Using the New Mutex and Semaphore

We return to our producer/consumer pseudocode and redo it with the custom synchronization types.

Producer:

int main() {
    // We don't have to infinitely loop, but we do in example here
    while (true) {
        custom_sem_down(&shared_mem->full); // wait until the buffer is "full"
        custom_mutex_lock(&shared_mem->data_lock);

        play_audio(shared_mem->rendered_audio_buffer);
        read_into_buffer(audio_file, shared_mem->to_render_audio_buffer);
        // Tell the ARM process to render the freshly-read audio data
        custom_mutex_unlock(&shared_mem->data_lock);
        custom_sem_up(&shared_mem->empty); // tell the producer that the buffer is empty
    }
}

Consumer:

int main() {
    // We don't have to infinitely loop, but we do in example here
    while (true) {
        custom_sem_down(&shared_mem->empty); // wait until the buffer is "empty"
        custom_mutex_lock(&shared_mem->data_lock);

        render_audio(shared_mem->to_render_audio_buffer, shared_mem->rendered_audio_buffer);
        // Tell the consumer to play the audio
        custom_mutex_unlock(&shared_mem->data_lock);
        custom_sem_up(&shared_mem->full); // tell the consumer that the buffer is full
    }
}

If this pseudocode works, as I more-or-less implemented in this repo (instead of playing audio it just increments numbers in an array and prints them on the consumer side), then it is a guarantee that with some playing around, the same synchronization types will work in the scaled-up scenario of an MQA real-time player and improve performance by not spinning.

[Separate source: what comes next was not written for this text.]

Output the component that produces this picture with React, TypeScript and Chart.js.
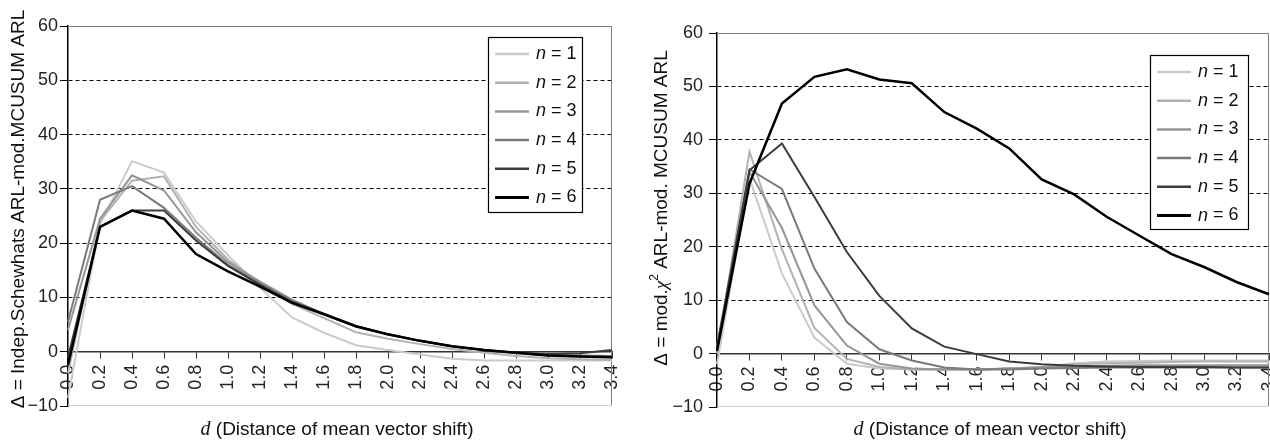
import { useEffect, useRef } from 'react';
import { Chart, registerables } from 'chart.js';

Chart.register(...registerables);

// ---------- data ----------
const dLabels = ['0.0', '0.2', '0.4', '0.6', '0.8', '1.0', '1.2', '1.4', '1.6', '1.8', '2.0', '2.2', '2.4', '2.6', '2.8', '3.0', '3.2', '3.4'];
const seriesNames = ['1', '2', '3', '4', '5', '6'];

const leftN1 = [-8.5, 23.5, 35.1, 33.0, 24.0, 17.8, 11.8, 6.3, 3.5, 1.2, 0.3, -0.5, -1.3, -1.6, -1.6, -1.6, -1.6, -1.6];
const leftN2 = [-4, 24.0, 31.5, 32.3, 23.0, 17.0, 12.6, 8.8, 6.2, 3.6, 2.4, 1.4, 0.5, -0.2, -0.8, -1.2, -1.4, -1.5];
const leftN3 = [4, 24.5, 32.5, 29.7, 22.0, 16.5, 12.9, 9.6, 6.9, 4.6, 3.1, 2.0, 1.0, 0.3, -0.3, -0.7, -0.9, -1.0];
const leftN4 = [5.5, 28.0, 30.5, 26.5, 21.0, 16.0, 12.6, 9.4, 7.0, 4.7, 3.2, 2.0, 1.0, 0.3, -0.2, -0.5, -0.7, -0.8];
const leftN5 = [-1, 23.0, 26.0, 26.0, 20.5, 15.8, 12.3, 9.2, 6.9, 4.7, 3.2, 2.0, 1.0, 0.3, -0.2, -0.4, -0.3, 0.3];
const leftN6 = [-2.5, 23.0, 26.0, 24.5, 18.0, 14.8, 12.0, 9.0, 6.9, 4.7, 3.2, 2.0, 1.0, 0.3, -0.2, -0.7, -0.9, -1.0];

const rightN1 = [-2, 32.8, 15.0, 3.0, -1.9, -2.8, -3.0, -3.0, -3.0, -2.8, -2.5, -1.8, -1.5, -1.4, -1.3, -1.3, -1.3, -1.3];
const rightN2 = [0, 37.8, 19.5, 4.8, -1.0, -2.5, -3.0, -3.0, -3.0, -2.8, -2.5, -2.0, -1.8, -1.7, -1.6, -1.5, -1.5, -1.5];
const rightN3 = [1, 34.0, 23.5, 9.0, 1.5, -1.9, -2.8, -3.0, -3.0, -2.8, -2.6, -2.4, -2.3, -2.2, -2.2, -2.2, -2.2, -2.2];
const rightN4 = [1.5, 34.5, 30.8, 15.9, 5.9, 0.8, -1.3, -2.6, -3.0, -3.0, -2.8, -2.7, -2.6, -2.6, -2.6, -2.6, -2.6, -2.6];
const rightN5 = [1, 34.3, 39.3, 29.3, 19.0, 10.8, 4.7, 1.3, -0.1, -1.5, -2.0, -2.3, -2.4, -2.5, -2.5, -2.5, -2.6, -2.6];
const rightN6 = [0.5, 31.8, 46.8, 51.8, 53.2, 51.3, 50.6, 45.2, 42.1, 38.4, 32.6, 29.8, 25.6, 22.1, 18.6, 16.2, 13.4, 11.1];

const yMin = -10;
const yMax = 60;
const yStep = 10;

const leftYTitle = [{ text: '\u0394 = Indep.Schewhats ARL-mod.MCUSUM ARL', style: 'normal' }];
const rightYTitle = [
  { text: '\u0394 = mod.', style: 'normal' },
  { text: '\u03C7', style: 'italic' },
  { text: '2', style: 'sup' },
  { text: ' ARL-mod. MCUSUM ARL', style: 'normal' },
];
const xTitleVar = 'd';
const xTitleRest = ' (Distance of mean vector shift)';

// ---------- styles ----------
const lineColors = ['#cbcbcb', '#b2b2b2', '#959595', '#7a7a7a', '#3c3c3c', '#000000'];
const lineWidths = [2, 2, 2, 2, 2, 2.5];
const FONT = '"Liberation Sans", Arial, Helvetica, sans-serif';
const SERIF = '"Liberation Serif", "Times New Roman", serif';

const decor = {
  id: 'decor',
  beforeDatasetsDraw(chart: any) {
    const { ctx, chartArea: a } = chart;
    ctx.save();
    ctx.lineWidth = 1;
    ctx.strokeStyle = '#808080';
    ctx.beginPath();
    ctx.moveTo(a.left, a.top + 0.5);
    ctx.lineTo(a.right, a.top + 0.5);
    ctx.moveTo(a.right - 0.5, a.top);
    ctx.lineTo(a.right - 0.5, a.bottom);
    ctx.stroke();
    ctx.strokeStyle = '#cfcfcf';
    ctx.beginPath();
    ctx.moveTo(a.left, a.bottom - 0.5);
    ctx.lineTo(a.right, a.bottom - 0.5);
    ctx.stroke();
    ctx.restore();
  },
  afterDraw(chart: any, _args: any, opts: any) {
    const { ctx, chartArea: a } = chart;
    ctx.save();
    // legend
    const lg = opts.legend;
    const bx = a.right - lg.right - lg.w;
    const by = a.top + lg.top;
    ctx.fillStyle = '#fff';
    ctx.fillRect(bx, by, lg.w, lg.h);
    ctx.strokeStyle = '#000';
    ctx.lineWidth = 1.2;
    ctx.strokeRect(bx + 0.5, by + 0.5, lg.w, lg.h);
    chart.data.datasets.forEach((ds: any, i: number) => {
      const cy = by + 17 + i * 28.7;
      ctx.strokeStyle = ds.borderColor;
      ctx.lineWidth = ds.borderWidth + 0.5;
      ctx.beginPath();
      ctx.moveTo(bx + 7, cy);
      ctx.lineTo(bx + 41, cy);
      ctx.stroke();
      ctx.fillStyle = '#111';
      ctx.textBaseline = 'middle';
      ctx.textAlign = 'left';
      ctx.font = `italic 18px ${FONT}`;
      ctx.fillText('n', bx + 48, cy);
      const w = ctx.measureText('n').width;
      ctx.font = `18px ${FONT}`;
      ctx.fillText(' = ' + seriesNames[i], bx + 48 + w, cy);
    });
    // y title
    const segs = opts.yTitle;
    const fontFor = (s: string) =>
      s === 'italic' ? `italic 19px ${SERIF}` : s === 'sup' ? `12px ${FONT}` : `19px ${FONT}`;
    let total = 0;
    segs.forEach((s: any) => {
      ctx.font = fontFor(s.style);
      total += ctx.measureText(s.text).width;
    });
    ctx.translate(opts.yTitleX, opts.yTitleY);
    ctx.rotate(-Math.PI / 2);
    ctx.fillStyle = '#111';
    ctx.textAlign = 'left';
    ctx.textBaseline = 'middle';
    let x = -total / 2;
    segs.forEach((s: any) => {
      ctx.font = fontFor(s.style);
      ctx.fillText(s.text, x, s.style === 'sup' ? -7 : 0);
      x += ctx.measureText(s.text).width;
    });
    ctx.setTransform(1, 0, 0, 1, 0, 0);
    // x title
    ctx.font = `italic 20px ${SERIF}`;
    const w1 = ctx.measureText(xTitleVar).width;
    ctx.font = `19px ${FONT}`;
    const w2 = ctx.measureText(xTitleRest).width;
    const cx = (a.left + a.right) / 2 - 3;
    const sx = cx - (w1 + w2) / 2;
    ctx.textBaseline = 'middle';
    ctx.font = `italic 20px ${SERIF}`;
    ctx.fillText(xTitleVar, sx, opts.xTitleY);
    ctx.font = `19px ${FONT}`;
    ctx.fillText(xTitleRest, sx + w1, opts.xTitleY);
    ctx.restore();
  },
};

function makeConfig(series: number[][], o: any): any {
  return {
    type: 'line',
    data: {
      labels: dLabels,
      datasets: series.map((d, i) => ({
        label: 'n = ' + seriesNames[i],
        data: d,
        borderColor: lineColors[i],
        backgroundColor: lineColors[i],
        borderWidth: lineWidths[i],
        pointRadius: 0,
        tension: 0,
        order: 5 - i,
      })),
    },
    options: {
      responsive: false,
      animation: false,
      layout: { padding: o.padding },
      plugins: {
        legend: { display: false },
        tooltip: { enabled: false },
        decor: {
          legend: o.legend,
          yTitle: o.yTitle,
          yTitleX: o.yTitleX,
          yTitleY: o.yTitleY,
          xTitleY: 430,
        },
      },
      scales: {
        x: {
          type: 'category',
          position: { y: 0 },
          offset: false,
          grid: { drawOnChartArea: false, drawTicks: true, tickLength: 6, tickColor: '#333', tickWidth: 1 },
          border: { display: true, color: '#333', width: 1.5 },
          ticks: {
            autoSkip: false,
            maxRotation: 90,
            minRotation: 90,
            padding: 7,
            color: '#222',
            font: { family: FONT, size: 18 },
          },
          afterFit: (s: any) => {
            s.height = 0;
            s.paddingLeft = 0;
            s.paddingRight = 0;
          },
        },
        y: {
          type: 'linear',
          position: 'left',
          min: yMin,
          max: yMax,
          ticks: {
            stepSize: yStep,
            padding: o.yPad,
            color: '#222',
            font: { family: FONT, size: 18 },
            callback: (v: any) => String(v).replace('-', '\u2212'),
          },
          grid: {
            color: (c: any) => (c.tick && c.tick.value > 0 && c.tick.value < yMax ? '#000' : 'rgba(0,0,0,0)'),
            lineWidth: 1,
            drawTicks: true,
            tickLength: 8,
            tickColor: '#000',
          },
          border: { display: true, color: '#000', width: 1.5, dash: [4, 3] },
          afterFit: (s: any) => {
            s.width = o.yWidth;
          },
        },
      },
    },
    plugins: [decor],
  };
}

function ChartPanel({ series, cfg, left }: { series: number[][]; cfg: any; left: number }) {
  const ref = useRef<HTMLCanvasElement | null>(null);
  useEffect(() => {
    if (!ref.current) return;
    const chart = new Chart(ref.current, makeConfig(series, cfg));
    return () => chart.destroy();
  }, []);
  return (
    <div style={{ position: 'absolute', left, top: 0, width: 635, height: 443 }}>
      <canvas ref={ref} width={635} height={443} style={{ display: 'block' }} />
    </div>
  );
}

export default function App() {
  const leftCfg = {
    padding: { left: 0, top: 26, right: 23, bottom: 37 },
    yWidth: 68,
    yPad: 2,
    legend: { right: 30, top: 11, w: 94, h: 175 },
    yTitle: leftYTitle,
    yTitleX: 19,
    yTitleY: 209,
  };
  const rightCfg = {
    padding: { left: 0, top: 33, right: 1, bottom: 36 },
    yWidth: 82,
    yPad: 6,
    legend: { right: 21, top: 22, w: 98, h: 174 },
    yTitle: rightYTitle,
    yTitleX: 27,
    yTitleY: 208,
  };
  return (
    <div style={{ position: 'absolute', left: 0, top: 0, width: 1270, height: 443, background: '#fff' }}>
      <ChartPanel series={[leftN1, leftN2, leftN3, leftN4, leftN5, leftN6]} cfg={leftCfg} left={0} />
      <ChartPanel series={[rightN1, rightN2, rightN3, rightN4, rightN5, rightN6]} cfg={rightCfg} left={635} />
    </div>
  );
}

End Result of Custom Synchronization Types

Before implementing futexes, this is the CPU usage of playing back an MQA file:

Dramatically lower after the new semaphore and mutex implementations.

Final Source Code

I have not decided whether I will be releasing the source code for this project (I am not distributing my changes to this project in source or binary form in the meantime, so I'm pretty sure I'm not violating the 3-Clause BSD license of the original mqa project), but if I do, I will update this blog post with a link to it.